Short exercise ▸
The material below should be written out in full and exactly; pictures stay out of the copy.

Data ▸
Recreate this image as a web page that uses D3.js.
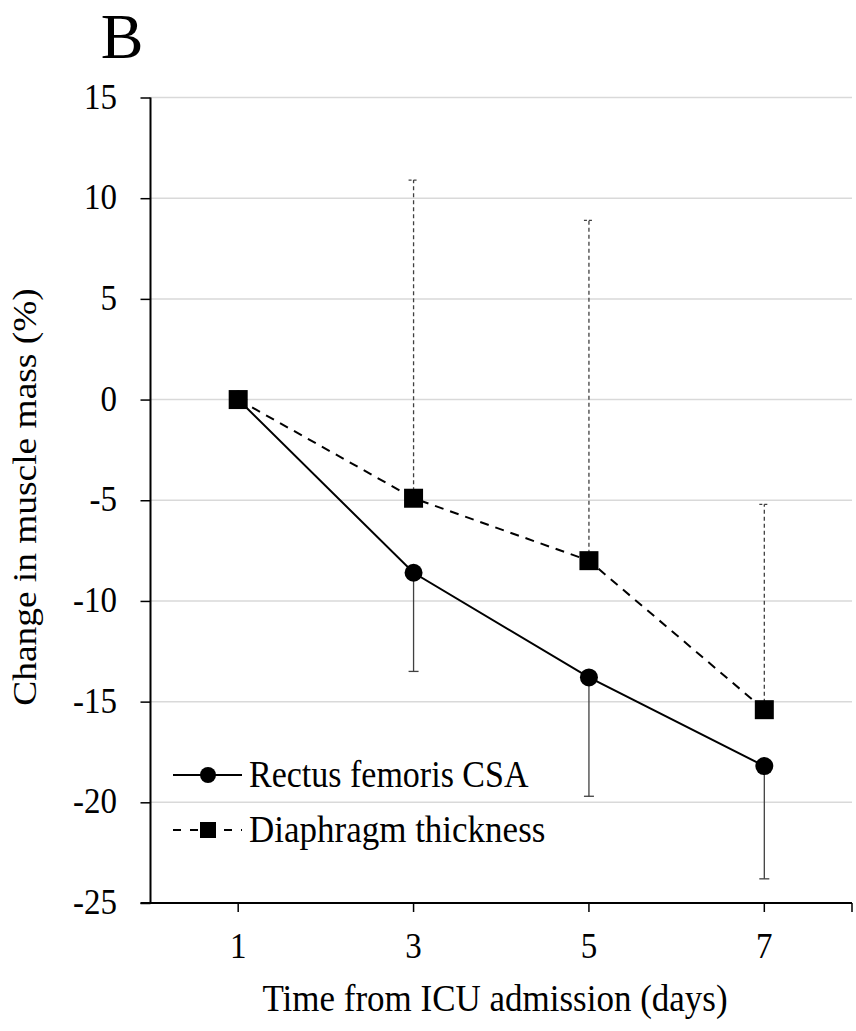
<!DOCTYPE html>
<html><head><meta charset="utf-8">
<script src="https://cdn.jsdelivr.net/npm/d3@7"></script>
<style>body{margin:0;background:#fff}svg{display:block;font-family:"Liberation Serif","Times New Roman",serif}</style>
</head><body>
<svg id="c" width="856" height="1031"></svg>
<script>
const days = ["1","3","5","7"];
const rectus = [0, -8.6, -13.8, -18.2];
const rectusLower = [null, -13.5, -19.7, -23.8];
const diaphragm = [0, -4.9, -8.0, -15.4];
const diaphragmUpper = [null, 10.9, 8.9, -5.2];
const yTicks = [15, 10, 5, 0, -5, -10, -15, -20, -25];
const seriesNames = ["Rectus femoris CSA", "Diaphragm thickness"];

const SY = 1.1; // vertical stretch of text
const svg = d3.select("#c");
const L = 150.5, R = 852, T = 97.5, B = 903;
const x = d3.scaleBand().domain(days).range([L, R]);
const cx = d => x(d) + x.bandwidth()/2;
const y = d3.scaleLinear().domain([-25, 15]).range([B, T]);

function txt(g, px, py, s, size, anchor, rot, sy) {
  const k = sy === undefined ? SY : sy;
  return g.append("text")
    .attr("transform", `translate(${px},${py})` + (rot ? ` rotate(${rot}) scale(${k},1)` : ` scale(1,${k})`))
    .attr("text-anchor", anchor || "start").attr("font-size", size).attr("fill", "#000").text(s);
}

// gridlines
svg.append("g").selectAll("line").data(yTicks.filter(t => t !== -25)).join("line")
  .attr("x1", L).attr("x2", R).attr("y1", d => y(d)).attr("y2", d => y(d))
  .attr("stroke", "#d9d9d9").attr("stroke-width", 1.5);

// y axis
const yAxis = svg.append("g").attr("transform", `translate(${L},0)`)
  .call(d3.axisLeft(y).tickValues(yTicks).tickSize(10).tickFormat(""));
yAxis.select(".domain").attr("stroke", "#000").attr("stroke-width", 2).attr("d", `M0,${T}V${B}`);
yAxis.selectAll(".tick line").attr("stroke", "#000").attr("stroke-width", 1.5);
const yl = svg.append("g");
yTicks.forEach(t => txt(yl, 117, y(t) + 11, String(t), 33, "end"));

// x axis
const xAxisG = svg.append("g").attr("transform", `translate(0,${B})`);
xAxisG.append("line").attr("x1", L - 10).attr("x2", R).attr("stroke", "#000").attr("stroke-width", 2);
xAxisG.selectAll("line.tk").data(days).join("line").attr("class", "tk")
  .attr("x1", d => cx(d)).attr("x2", d => cx(d)).attr("y1", 0).attr("y2", 9)
  .attr("stroke", "#000").attr("stroke-width", 1.5);
xAxisG.append("line").attr("x1", R).attr("x2", R).attr("y1", 0).attr("y2", 9).attr("stroke", "#000").attr("stroke-width", 1.5);
const xl = svg.append("g");
days.forEach(d => txt(xl, cx(d), 958, d, 33, "middle"));

// error bars
function errBars(vals, ends, dashed) {
  const g = svg.append("g").attr("stroke", "#404040").attr("stroke-width", 1.3);
  days.forEach((d, i) => {
    if (ends[i] === null) return;
    const line = g.append("line").attr("x1", cx(d)).attr("x2", cx(d)).attr("y1", y(vals[i])).attr("y2", y(ends[i]));
    const cap = g.append("line").attr("x1", cx(d) - 5).attr("x2", cx(d) + 5).attr("y1", y(ends[i])).attr("y2", y(ends[i]));
    if (dashed) { line.attr("stroke-dasharray", "4,3"); cap.attr("stroke-dasharray", "3,2"); }
  });
}
errBars(diaphragm, diaphragmUpper, true);
errBars(rectus, rectusLower, false);

// lines
const lineGen = d3.line().x((v, i) => cx(days[i])).y(v => y(v));
svg.append("path").datum(diaphragm).attr("d", lineGen).attr("fill", "none")
  .attr("stroke", "#000").attr("stroke-width", 2).attr("stroke-dasharray", "9,7");
svg.append("path").datum(rectus).attr("d", lineGen).attr("fill", "none")
  .attr("stroke", "#000").attr("stroke-width", 2);

// markers
svg.append("g").selectAll("circle").data(rectus).join("circle")
  .attr("cx", (v, i) => cx(days[i])).attr("cy", v => y(v)).attr("r", 9).attr("fill", "#000");
svg.append("g").selectAll("rect").data(diaphragm).join("rect")
  .attr("x", (v, i) => cx(days[i]) - 9.5).attr("y", v => y(v) - 9.5)
  .attr("width", 19).attr("height", 19).attr("fill", "#000");

// legend
const lg = svg.append("g");
const ly1 = 775, ly2 = 830;
lg.append("line").attr("x1", 173).attr("x2", 242).attr("y1", ly1).attr("y2", ly1).attr("stroke", "#000").attr("stroke-width", 2);
lg.append("circle").attr("cx", 208).attr("cy", ly1).attr("r", 8).attr("fill", "#000");
txt(lg, 249, ly1 + 12, seriesNames[0], 34);
lg.append("line").attr("x1", 173).attr("x2", 242).attr("y1", ly2).attr("y2", ly2).attr("stroke", "#000").attr("stroke-width", 2).attr("stroke-dasharray", "8,9");
lg.append("rect").attr("x", 200).attr("y", ly2 - 8).attr("width", 16).attr("height", 16).attr("fill", "#000");
txt(lg, 249, ly2 + 12, seriesNames[1], 35);

// titles
txt(svg, 122, 58, "B", 64, "middle", 0, 1);
txt(svg, 36, 497, "Change in muscle mass (%)", 34, "middle", -90);
txt(svg, 495, 1011, "Time from ICU admission (days)", 35, "middle");
</script>
</body></html>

Solution to the problem ▸
Recreate this image as a web page that uses D3.js.
<!DOCTYPE html>
<html><head><meta charset="utf-8">
<script src="https://cdn.jsdelivr.net/npm/d3@7"></script>
<style>body{margin:0;background:#fff}svg{display:block;font-family:"Liberation Serif","Times New Roman",serif}</style>
</head><body>
<svg id="c" width="856" height="1031"></svg>
<script>
const days = ["1","3","5","7"];
const rectus = [0, -8.6, -13.8, -18.2];
const rectusLower = [null, -13.5, -19.7, -23.8];
const diaphragm = [0, -4.9, -8.0, -15.4];
const diaphragmUpper = [null, 10.9, 8.9, -5.2];
const yTicks = [15, 10, 5, 0, -5, -10, -15, -20, -25];
const seriesNames = ["Rectus femoris CSA", "Diaphragm thickness"];

const SY = 1.1; // vertical stretch of text
const svg = d3.select("#c");
const L = 150.5, R = 852, T = 97.5, B = 903;
const x = d3.scaleBand().domain(days).range([L, R]);
const cx = d => x(d) + x.bandwidth()/2;
const y = d3.scaleLinear().domain([-25, 15]).range([B, T]);

function txt(g, px, py, s, size, anchor, rot, sy) {
  const k = sy === undefined ? SY : sy;
  return g.append("text")
    .attr("transform", `translate(${px},${py})` + (rot ? ` rotate(${rot}) scale(${k},1)` : ` scale(1,${k})`))
    .attr("text-anchor", anchor || "start").attr("font-size", size).attr("fill", "#000").text(s);
}

// gridlines
svg.append("g").selectAll("line").data(yTicks.filter(t => t !== -25)).join("line")
  .attr("x1", L).attr("x2", R).attr("y1", d => y(d)).attr("y2", d => y(d))
  .attr("stroke", "#d9d9d9").attr("stroke-width", 1.5);

// y axis
const yAxis = svg.append("g").attr("transform", `translate(${L},0)`)
  .call(d3.axisLeft(y).tickValues(yTicks).tickSize(10).tickFormat(""));
yAxis.select(".domain").attr("stroke", "#000").attr("stroke-width", 2).attr("d", `M0,${T}V${B}`);
yAxis.selectAll(".tick line").attr("stroke", "#000").attr("stroke-width", 1.5);
const yl = svg.append("g");
yTicks.forEach(t => txt(yl, 117, y(t) + 11, String(t), 33, "end"));

// x axis
const xAxisG = svg.append("g").attr("transform", `translate(0,${B})`);
xAxisG.append("line").attr("x1", L - 10).attr("x2", R).attr("stroke", "#000").attr("stroke-width", 2);
xAxisG.selectAll("line.tk").data(days).join("line").attr("class", "tk")
  .attr("x1", d => cx(d)).attr("x2", d => cx(d)).attr("y1", 0).attr("y2", 9)
  .attr("stroke", "#000").attr("stroke-width", 1.5);
xAxisG.append("line").attr("x1", R).attr("x2", R).attr("y1", 0).attr("y2", 9).attr("stroke", "#000").attr("stroke-width", 1.5);
const xl = svg.append("g");
days.forEach(d => txt(xl, cx(d), 958, d, 33, "middle"));

// error bars
function errBars(vals, ends, dashed) {
  const g = svg.append("g").attr("stroke", "#404040").attr("stroke-width", 1.3);
  days.forEach((d, i) => {
    if (ends[i] === null) return;
    const line = g.append("line").attr("x1", cx(d)).attr("x2", cx(d)).attr("y1", y(vals[i])).attr("y2", y(ends[i]));
    const cap = g.append("line").attr("x1", cx(d) - 5).attr("x2", cx(d) + 5).attr("y1", y(ends[i])).attr("y2", y(ends[i]));
    if (dashed) { line.attr("stroke-dasharray", "4,3"); cap.attr("stroke-dasharray", "3,2"); }
  });
}
errBars(diaphragm, diaphragmUpper, true);
errBars(rectus, rectusLower, false);

// lines
const lineGen = d3.line().x((v, i) => cx(days[i])).y(v => y(v));
svg.append("path").datum(diaphragm).attr("d", lineGen).attr("fill", "none")
  .attr("stroke", "#000").attr("stroke-width", 2).attr("stroke-dasharray", "9,7");
svg.append("path").datum(rectus).attr("d", lineGen).attr("fill", "none")
  .attr("stroke", "#000").attr("stroke-width", 2);

// markers
svg.append("g").selectAll("circle").data(rectus).join("circle")
  .attr("cx", (v, i) => cx(days[i])).attr("cy", v => y(v)).attr("r", 9).attr("fill", "#000");
svg.append("g").selectAll("rect").data(diaphragm).join("rect")
  .attr("x", (v, i) => cx(days[i]) - 9.5).attr("y", v => y(v) - 9.5)
  .attr("width", 19).attr("height", 19).attr("fill", "#000");

// legend
const lg = svg.append("g");
const ly1 = 775, ly2 = 830;
lg.append("line").attr("x1", 173).attr("x2", 242).attr("y1", ly1).attr("y2", ly1).attr("stroke", "#000").attr("stroke-width", 2);
lg.append("circle").attr("cx", 208).attr("cy", ly1).attr("r", 8).attr("fill", "#000");
txt(lg, 249, ly1 + 12, seriesNames[0], 34);
lg.append("line").attr("x1", 173).attr("x2", 242).attr("y1", ly2).attr("y2", ly2).attr("stroke", "#000").attr("stroke-width", 2).attr("stroke-dasharray", "8,9");
lg.append("rect").attr("x", 200).attr("y", ly2 - 8).attr("width", 16).attr("height", 16).attr("fill", "#000");
txt(lg, 249, ly2 + 12, seriesNames[1], 35);

// titles
txt(svg, 122, 58, "B", 64, "middle", 0, 1);
txt(svg, 36, 497, "Change in muscle mass (%)", 34, "middle", -90);
txt(svg, 495, 1011, "Time from ICU admission (days)", 35, "middle");
</script>
</body></html>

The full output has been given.